Foreign exchange rates on Tuesday registered dramatic increases after weeks of stability that saw the rial recover much of its earlier losses. The US dollar was traded 115, 000 in the afternoon, up from the previous day's 103,000 rials. The euro was traded for 131,500 rial across exchange bureaux, up from 121,500 on Monday.
The currency market heats up every year around Christmas as commercial demand for hard currency in the form of ‘hawala’ shoots up for their end-of-the-year settlements with overseas partners.
However remarks by President Hassan Rouhani, on Tuesday in the Majlis about currency reserves "hitting zero" during the last Iranian New Year in March, is believed to have panicked the market.

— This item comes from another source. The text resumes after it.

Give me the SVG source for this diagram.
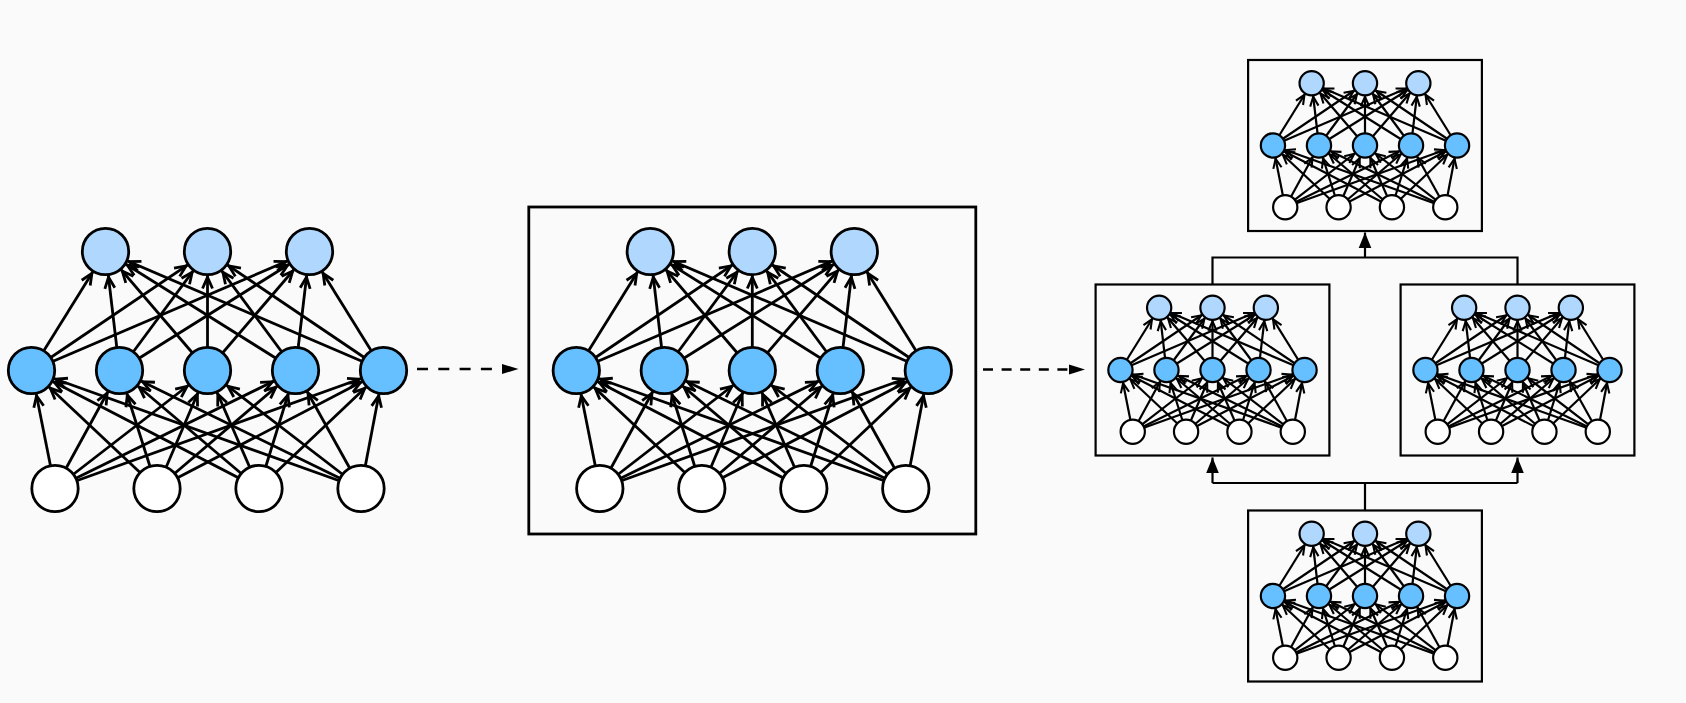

Changes in interest rates by the Money and Credit Council, which some believe could encourage a flight of deposits from banks to the currency market is also to blame for the bullish prices on Tuesday.
A new decision by the MCC obliges banks and credit institutions to pay interest on deposits on a monthly basis, calculating the minimum balance in a month as the basis.
The Central Bank of Iran sent a directive to banks and credit institutions at the weekend on Sunday outlining details of the decision that will come into effect on Jan. 21.
The rial’s rebound, from record lows around 190,000 in September, has been good news for a government that is struggling to prevent US sanctions on Iran’s oil, banking and other industries from pushing the economy into recession.
Any future rises in forex rates would be a further blow to the credibility of President Rouhani who took office in 2013 promising to stabilize the economy and lift living standards.
President Donald Trump reimposed US sanctions on Iran earlier this year after pulling out of the 2015 Ian nuclear deal. Washington has vowed “maximum pressure” on Iran’s economy to force it to accept tougher limits on its nuclear and missile programs.